___ INFORMATION SUPPLIED ___

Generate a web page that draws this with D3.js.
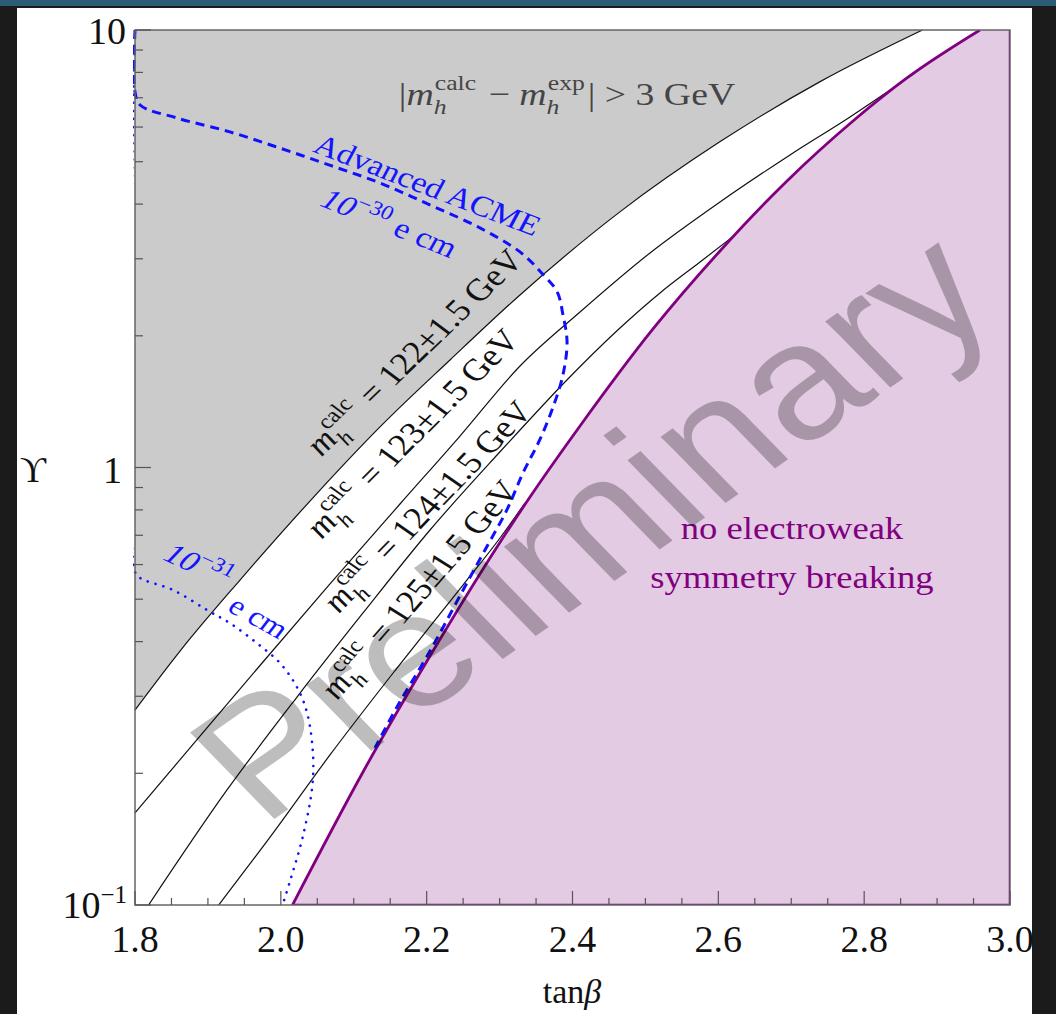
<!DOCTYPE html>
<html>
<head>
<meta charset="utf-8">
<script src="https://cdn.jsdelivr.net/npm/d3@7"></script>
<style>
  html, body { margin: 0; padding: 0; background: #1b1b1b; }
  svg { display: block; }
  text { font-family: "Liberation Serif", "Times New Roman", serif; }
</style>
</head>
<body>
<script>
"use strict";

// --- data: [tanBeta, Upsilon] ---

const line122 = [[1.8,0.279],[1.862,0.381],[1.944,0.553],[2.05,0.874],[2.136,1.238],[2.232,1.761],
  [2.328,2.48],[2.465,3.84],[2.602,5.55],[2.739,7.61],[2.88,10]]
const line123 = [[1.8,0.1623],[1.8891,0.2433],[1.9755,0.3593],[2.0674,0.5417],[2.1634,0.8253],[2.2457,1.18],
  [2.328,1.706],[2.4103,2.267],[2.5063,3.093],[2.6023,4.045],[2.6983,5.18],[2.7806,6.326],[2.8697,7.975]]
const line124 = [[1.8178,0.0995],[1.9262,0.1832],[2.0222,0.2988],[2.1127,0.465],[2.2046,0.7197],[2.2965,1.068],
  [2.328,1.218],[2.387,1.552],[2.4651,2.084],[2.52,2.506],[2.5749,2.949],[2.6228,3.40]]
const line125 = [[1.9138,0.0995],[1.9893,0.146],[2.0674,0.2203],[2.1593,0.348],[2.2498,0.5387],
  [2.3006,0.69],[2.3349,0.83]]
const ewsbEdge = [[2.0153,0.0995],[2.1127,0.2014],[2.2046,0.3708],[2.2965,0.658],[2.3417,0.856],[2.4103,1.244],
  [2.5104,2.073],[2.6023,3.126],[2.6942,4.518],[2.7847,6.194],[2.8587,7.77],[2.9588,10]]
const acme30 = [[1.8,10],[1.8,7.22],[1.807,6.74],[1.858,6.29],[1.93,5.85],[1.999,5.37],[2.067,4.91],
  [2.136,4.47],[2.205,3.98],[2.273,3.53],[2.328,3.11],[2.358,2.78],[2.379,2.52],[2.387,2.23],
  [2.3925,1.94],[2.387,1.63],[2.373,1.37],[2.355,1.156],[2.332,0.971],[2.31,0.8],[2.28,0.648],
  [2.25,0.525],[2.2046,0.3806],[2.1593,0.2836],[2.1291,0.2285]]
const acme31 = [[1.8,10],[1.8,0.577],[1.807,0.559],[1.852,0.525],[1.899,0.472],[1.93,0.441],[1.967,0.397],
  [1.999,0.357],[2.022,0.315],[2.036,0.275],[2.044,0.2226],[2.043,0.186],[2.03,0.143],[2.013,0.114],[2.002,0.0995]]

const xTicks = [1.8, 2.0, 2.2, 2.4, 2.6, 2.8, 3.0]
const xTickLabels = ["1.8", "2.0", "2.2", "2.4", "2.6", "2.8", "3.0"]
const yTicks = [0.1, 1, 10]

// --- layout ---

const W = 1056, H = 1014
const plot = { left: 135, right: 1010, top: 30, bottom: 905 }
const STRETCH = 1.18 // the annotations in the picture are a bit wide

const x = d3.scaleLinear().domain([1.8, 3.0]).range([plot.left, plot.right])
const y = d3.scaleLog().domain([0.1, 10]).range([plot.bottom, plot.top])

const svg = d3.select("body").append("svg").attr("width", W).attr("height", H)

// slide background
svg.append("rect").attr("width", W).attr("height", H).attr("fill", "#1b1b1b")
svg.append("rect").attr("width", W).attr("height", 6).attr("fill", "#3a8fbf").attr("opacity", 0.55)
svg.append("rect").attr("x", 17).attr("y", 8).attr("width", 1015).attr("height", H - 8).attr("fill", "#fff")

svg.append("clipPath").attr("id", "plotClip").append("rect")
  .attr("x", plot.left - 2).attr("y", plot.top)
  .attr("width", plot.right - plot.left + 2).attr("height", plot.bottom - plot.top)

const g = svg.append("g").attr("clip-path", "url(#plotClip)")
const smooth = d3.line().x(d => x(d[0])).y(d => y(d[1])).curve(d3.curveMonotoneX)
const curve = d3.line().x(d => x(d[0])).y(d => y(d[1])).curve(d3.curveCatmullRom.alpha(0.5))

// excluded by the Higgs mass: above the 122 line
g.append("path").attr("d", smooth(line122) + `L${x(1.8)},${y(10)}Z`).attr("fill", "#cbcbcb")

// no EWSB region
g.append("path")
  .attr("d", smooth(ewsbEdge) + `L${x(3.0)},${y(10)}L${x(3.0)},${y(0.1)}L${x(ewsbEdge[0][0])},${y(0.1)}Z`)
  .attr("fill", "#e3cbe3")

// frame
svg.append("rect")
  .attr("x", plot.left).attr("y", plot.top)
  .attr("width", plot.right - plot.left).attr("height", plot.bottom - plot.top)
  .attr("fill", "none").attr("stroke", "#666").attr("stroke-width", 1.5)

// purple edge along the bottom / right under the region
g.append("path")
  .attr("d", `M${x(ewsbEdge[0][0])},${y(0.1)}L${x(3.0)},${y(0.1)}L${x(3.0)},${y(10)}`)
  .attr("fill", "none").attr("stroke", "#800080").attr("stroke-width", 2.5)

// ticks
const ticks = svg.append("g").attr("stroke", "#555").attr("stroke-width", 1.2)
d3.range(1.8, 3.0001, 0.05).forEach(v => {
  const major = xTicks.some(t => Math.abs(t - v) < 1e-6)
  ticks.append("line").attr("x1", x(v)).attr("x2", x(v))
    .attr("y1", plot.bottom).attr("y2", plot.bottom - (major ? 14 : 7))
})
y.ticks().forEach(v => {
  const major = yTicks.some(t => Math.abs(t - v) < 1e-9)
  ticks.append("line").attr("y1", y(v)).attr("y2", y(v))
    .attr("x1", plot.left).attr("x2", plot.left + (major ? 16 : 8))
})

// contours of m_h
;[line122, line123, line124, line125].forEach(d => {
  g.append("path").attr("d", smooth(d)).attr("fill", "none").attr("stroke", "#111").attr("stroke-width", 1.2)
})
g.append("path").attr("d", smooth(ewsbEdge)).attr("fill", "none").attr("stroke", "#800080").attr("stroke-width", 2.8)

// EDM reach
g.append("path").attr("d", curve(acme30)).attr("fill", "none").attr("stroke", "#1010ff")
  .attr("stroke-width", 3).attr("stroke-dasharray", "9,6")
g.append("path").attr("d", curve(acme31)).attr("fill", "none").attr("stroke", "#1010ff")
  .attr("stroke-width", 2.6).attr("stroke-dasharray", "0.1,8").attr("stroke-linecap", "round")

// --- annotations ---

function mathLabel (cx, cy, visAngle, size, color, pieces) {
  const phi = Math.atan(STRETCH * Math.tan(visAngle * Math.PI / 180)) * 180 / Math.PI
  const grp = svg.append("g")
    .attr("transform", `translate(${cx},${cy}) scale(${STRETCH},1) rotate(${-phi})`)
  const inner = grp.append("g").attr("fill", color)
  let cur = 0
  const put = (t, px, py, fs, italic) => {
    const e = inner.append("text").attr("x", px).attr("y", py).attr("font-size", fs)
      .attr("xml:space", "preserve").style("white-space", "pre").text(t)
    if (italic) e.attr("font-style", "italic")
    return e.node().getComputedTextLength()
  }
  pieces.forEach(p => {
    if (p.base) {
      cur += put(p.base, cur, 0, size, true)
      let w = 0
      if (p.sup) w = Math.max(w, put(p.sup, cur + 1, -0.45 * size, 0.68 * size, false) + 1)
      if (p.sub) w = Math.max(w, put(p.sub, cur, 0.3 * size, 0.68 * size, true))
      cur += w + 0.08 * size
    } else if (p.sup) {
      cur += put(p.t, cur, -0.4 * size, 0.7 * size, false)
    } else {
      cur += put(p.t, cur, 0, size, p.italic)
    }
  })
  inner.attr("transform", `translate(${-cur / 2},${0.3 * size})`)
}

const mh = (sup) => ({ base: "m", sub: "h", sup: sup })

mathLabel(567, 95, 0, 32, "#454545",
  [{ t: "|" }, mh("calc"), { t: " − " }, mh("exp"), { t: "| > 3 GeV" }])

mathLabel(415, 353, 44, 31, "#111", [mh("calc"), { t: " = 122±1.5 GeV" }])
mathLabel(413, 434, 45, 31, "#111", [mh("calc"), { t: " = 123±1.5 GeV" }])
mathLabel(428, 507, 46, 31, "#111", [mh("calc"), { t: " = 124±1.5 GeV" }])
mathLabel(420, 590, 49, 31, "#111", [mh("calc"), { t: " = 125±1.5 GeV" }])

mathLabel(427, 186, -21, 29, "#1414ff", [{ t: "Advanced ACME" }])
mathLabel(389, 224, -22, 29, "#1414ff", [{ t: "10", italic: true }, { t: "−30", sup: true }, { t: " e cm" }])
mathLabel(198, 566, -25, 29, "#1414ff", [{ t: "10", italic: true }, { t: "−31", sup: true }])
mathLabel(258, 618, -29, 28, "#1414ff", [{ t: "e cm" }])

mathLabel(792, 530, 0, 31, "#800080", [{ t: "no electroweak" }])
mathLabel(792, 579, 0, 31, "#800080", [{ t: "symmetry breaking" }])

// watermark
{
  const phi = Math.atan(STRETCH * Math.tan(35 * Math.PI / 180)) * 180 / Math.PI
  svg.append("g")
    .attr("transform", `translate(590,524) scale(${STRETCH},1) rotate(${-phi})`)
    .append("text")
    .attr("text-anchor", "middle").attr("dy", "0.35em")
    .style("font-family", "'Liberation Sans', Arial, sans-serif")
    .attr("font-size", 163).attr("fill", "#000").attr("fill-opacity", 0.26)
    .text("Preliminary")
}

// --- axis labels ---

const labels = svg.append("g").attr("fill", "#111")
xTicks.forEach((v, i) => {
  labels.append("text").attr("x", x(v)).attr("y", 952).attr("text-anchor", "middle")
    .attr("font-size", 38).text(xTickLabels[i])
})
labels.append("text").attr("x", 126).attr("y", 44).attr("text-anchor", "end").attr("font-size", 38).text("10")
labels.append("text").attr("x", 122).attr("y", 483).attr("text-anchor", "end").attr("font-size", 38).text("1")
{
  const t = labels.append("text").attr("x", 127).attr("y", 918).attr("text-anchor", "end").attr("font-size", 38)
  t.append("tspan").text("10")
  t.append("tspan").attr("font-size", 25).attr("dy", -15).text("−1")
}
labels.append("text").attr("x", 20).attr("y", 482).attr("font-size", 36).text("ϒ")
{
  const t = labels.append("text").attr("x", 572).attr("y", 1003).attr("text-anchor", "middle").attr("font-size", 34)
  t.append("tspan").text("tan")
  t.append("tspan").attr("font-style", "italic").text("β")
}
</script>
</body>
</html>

___

◆ INSTRUCTIONS TO FOLLOW ◆
Without any pictures, reproduce the lines from the first one in the material through the line that has "// --- data: [tanBeta, Upsilon] ---", exactly as they appear.

◆ WORKED SOLUTION ◆
Generate a web page that draws this with D3.js.
<!DOCTYPE html>
<html>
<head>
<meta charset="utf-8">
<script src="https://cdn.jsdelivr.net/npm/d3@7"></script>
<style>
  html, body { margin: 0; padding: 0; background: #1b1b1b; }
  svg { display: block; }
  text { font-family: "Liberation Serif", "Times New Roman", serif; }
</style>
</head>
<body>
<script>
"use strict";

// --- data: [tanBeta, Upsilon] ---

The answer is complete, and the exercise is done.